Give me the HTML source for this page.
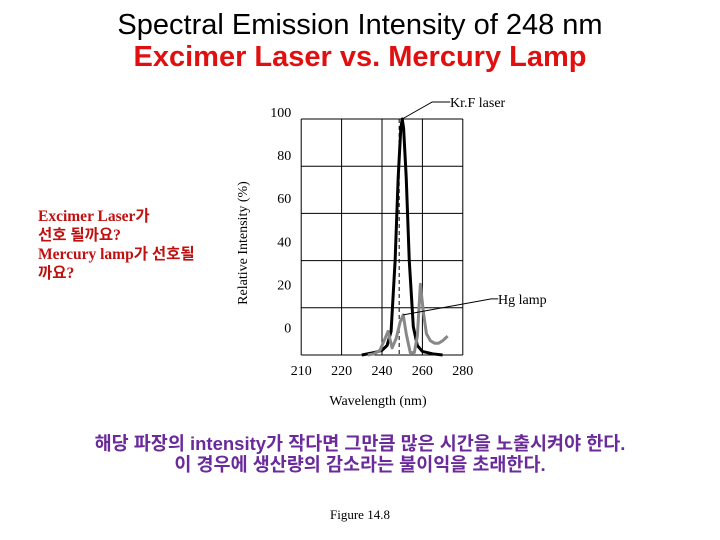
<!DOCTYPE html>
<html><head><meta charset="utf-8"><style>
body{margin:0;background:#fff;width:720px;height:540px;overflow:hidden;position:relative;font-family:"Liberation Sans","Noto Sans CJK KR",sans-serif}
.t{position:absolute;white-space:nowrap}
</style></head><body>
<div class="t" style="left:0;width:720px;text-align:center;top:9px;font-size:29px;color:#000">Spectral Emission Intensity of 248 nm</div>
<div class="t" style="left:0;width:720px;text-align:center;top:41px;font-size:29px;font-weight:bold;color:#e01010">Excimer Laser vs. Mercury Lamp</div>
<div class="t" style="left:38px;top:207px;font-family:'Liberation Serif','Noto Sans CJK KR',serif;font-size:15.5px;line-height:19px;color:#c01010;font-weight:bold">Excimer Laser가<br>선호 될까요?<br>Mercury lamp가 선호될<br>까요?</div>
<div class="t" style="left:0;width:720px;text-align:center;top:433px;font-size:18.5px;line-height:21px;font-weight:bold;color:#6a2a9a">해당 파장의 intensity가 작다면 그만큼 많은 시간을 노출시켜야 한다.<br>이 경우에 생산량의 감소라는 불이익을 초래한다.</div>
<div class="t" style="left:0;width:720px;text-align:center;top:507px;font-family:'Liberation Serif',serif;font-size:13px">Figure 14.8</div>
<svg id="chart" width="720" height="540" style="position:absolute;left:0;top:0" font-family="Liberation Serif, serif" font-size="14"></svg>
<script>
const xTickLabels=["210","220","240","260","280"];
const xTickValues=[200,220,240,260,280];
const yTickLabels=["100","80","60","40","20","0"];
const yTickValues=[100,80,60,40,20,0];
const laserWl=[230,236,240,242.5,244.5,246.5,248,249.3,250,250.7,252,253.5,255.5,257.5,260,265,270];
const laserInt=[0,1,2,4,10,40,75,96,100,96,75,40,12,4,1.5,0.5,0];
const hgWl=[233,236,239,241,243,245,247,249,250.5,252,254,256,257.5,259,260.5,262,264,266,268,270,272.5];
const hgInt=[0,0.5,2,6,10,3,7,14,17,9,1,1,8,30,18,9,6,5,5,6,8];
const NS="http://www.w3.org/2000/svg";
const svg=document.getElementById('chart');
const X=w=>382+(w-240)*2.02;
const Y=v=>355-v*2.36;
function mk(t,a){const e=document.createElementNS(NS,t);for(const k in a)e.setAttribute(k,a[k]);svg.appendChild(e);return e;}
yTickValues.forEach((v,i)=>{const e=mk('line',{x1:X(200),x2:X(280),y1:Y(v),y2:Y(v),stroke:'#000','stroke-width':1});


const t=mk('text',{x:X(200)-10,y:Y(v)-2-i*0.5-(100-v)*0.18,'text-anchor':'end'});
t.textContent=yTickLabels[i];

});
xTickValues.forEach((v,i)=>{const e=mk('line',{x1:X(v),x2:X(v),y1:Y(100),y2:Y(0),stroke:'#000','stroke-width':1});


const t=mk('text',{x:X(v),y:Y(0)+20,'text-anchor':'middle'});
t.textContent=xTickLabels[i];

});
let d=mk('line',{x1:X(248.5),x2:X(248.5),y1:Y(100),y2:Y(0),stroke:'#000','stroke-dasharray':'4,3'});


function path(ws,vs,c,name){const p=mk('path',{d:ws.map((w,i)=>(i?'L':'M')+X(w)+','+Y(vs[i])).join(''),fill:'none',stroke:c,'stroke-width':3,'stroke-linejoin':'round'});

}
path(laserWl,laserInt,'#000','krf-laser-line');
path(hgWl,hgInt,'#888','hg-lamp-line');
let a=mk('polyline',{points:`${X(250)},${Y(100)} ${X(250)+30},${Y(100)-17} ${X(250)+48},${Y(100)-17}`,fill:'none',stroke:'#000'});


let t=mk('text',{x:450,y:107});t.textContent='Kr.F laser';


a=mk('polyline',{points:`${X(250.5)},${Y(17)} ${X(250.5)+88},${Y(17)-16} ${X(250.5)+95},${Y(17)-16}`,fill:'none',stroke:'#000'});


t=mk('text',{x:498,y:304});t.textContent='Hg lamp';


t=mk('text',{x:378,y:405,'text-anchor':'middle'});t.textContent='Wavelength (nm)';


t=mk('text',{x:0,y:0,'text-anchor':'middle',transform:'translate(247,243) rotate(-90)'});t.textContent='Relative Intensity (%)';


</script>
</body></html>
-------
## WHAT IS ASKED
Copy all the lines of data exactly as they appear, dropping any images.

## EXERCISE RESULT
Give me the HTML source for this page.
<!DOCTYPE html>
<html><head><meta charset="utf-8"><style>
body{margin:0;background:#fff;width:720px;height:540px;overflow:hidden;position:relative;font-family:"Liberation Sans","Noto Sans CJK KR",sans-serif}
.t{position:absolute;white-space:nowrap}
</style></head><body>
<div class="t" style="left:0;width:720px;text-align:center;top:9px;font-size:29px;color:#000">Spectral Emission Intensity of 248 nm</div>
<div class="t" style="left:0;width:720px;text-align:center;top:41px;font-size:29px;font-weight:bold;color:#e01010">Excimer Laser vs. Mercury Lamp</div>
<div class="t" style="left:38px;top:207px;font-family:'Liberation Serif','Noto Sans CJK KR',serif;font-size:15.5px;line-height:19px;color:#c01010;font-weight:bold">Excimer Laser가<br>선호 될까요?<br>Mercury lamp가 선호될<br>까요?</div>
<div class="t" style="left:0;width:720px;text-align:center;top:433px;font-size:18.5px;line-height:21px;font-weight:bold;color:#6a2a9a">해당 파장의 intensity가 작다면 그만큼 많은 시간을 노출시켜야 한다.<br>이 경우에 생산량의 감소라는 불이익을 초래한다.</div>
<div class="t" style="left:0;width:720px;text-align:center;top:507px;font-family:'Liberation Serif',serif;font-size:13px">Figure 14.8</div>
<svg id="chart" width="720" height="540" style="position:absolute;left:0;top:0" font-family="Liberation Serif, serif" font-size="14"></svg>
<script>
const xTickLabels=["210","220","240","260","280"];
const xTickValues=[200,220,240,260,280];
const yTickLabels=["100","80","60","40","20","0"];
const yTickValues=[100,80,60,40,20,0];
const laserWl=[230,236,240,242.5,244.5,246.5,248,249.3,250,250.7,252,253.5,255.5,257.5,260,265,270];
const laserInt=[0,1,2,4,10,40,75,96,100,96,75,40,12,4,1.5,0.5,0];
const hgWl=[233,236,239,241,243,245,247,249,250.5,252,254,256,257.5,259,260.5,262,264,266,268,270,272.5];
const hgInt=[0,0.5,2,6,10,3,7,14,17,9,1,1,8,30,18,9,6,5,5,6,8];
const NS="http://www.w3.org/2000/svg";
const svg=document.getElementById('chart');
const X=w=>382+(w-240)*2.02;
const Y=v=>355-v*2.36;
function mk(t,a){const e=document.createElementNS(NS,t);for(const k in a)e.setAttribute(k,a[k]);svg.appendChild(e);return e;}
yTickValues.forEach((v,i)=>{const e=mk('line',{x1:X(200),x2:X(280),y1:Y(v),y2:Y(v),stroke:'#000','stroke-width':1});


const t=mk('text',{x:X(200)-10,y:Y(v)-2-i*0.5-(100-v)*0.18,'text-anchor':'end'});
t.textContent=yTickLabels[i];

});
xTickValues.forEach((v,i)=>{const e=mk('line',{x1:X(v),x2:X(v),y1:Y(100),y2:Y(0),stroke:'#000','stroke-width':1});


const t=mk('text',{x:X(v),y:Y(0)+20,'text-anchor':'middle'});
t.textContent=xTickLabels[i];

});
let d=mk('line',{x1:X(248.5),x2:X(248.5),y1:Y(100),y2:Y(0),stroke:'#000','stroke-dasharray':'4,3'});


function path(ws,vs,c,name){const p=mk('path',{d:ws.map((w,i)=>(i?'L':'M')+X(w)+','+Y(vs[i])).join(''),fill:'none',stroke:c,'stroke-width':3,'stroke-linejoin':'round'});

}
path(laserWl,laserInt,'#000','krf-laser-line');
path(hgWl,hgInt,'#888','hg-lamp-line');
let a=mk('polyline',{points:`${X(250)},${Y(100)} ${X(250)+30},${Y(100)-17} ${X(250)+48},${Y(100)-17}`,fill:'none',stroke:'#000'});


let t=mk('text',{x:450,y:107});t.textContent='Kr.F laser';


a=mk('polyline',{points:`${X(250.5)},${Y(17)} ${X(250.5)+88},${Y(17)-16} ${X(250.5)+95},${Y(17)-16}`,fill:'none',stroke:'#000'});


t=mk('text',{x:498,y:304});t.textContent='Hg lamp';


t=mk('text',{x:378,y:405,'text-anchor':'middle'});t.textContent='Wavelength (nm)';


t=mk('text',{x:0,y:0,'text-anchor':'middle',transform:'translate(247,243) rotate(-90)'});t.textContent='Relative Intensity (%)';


</script>
</body></html>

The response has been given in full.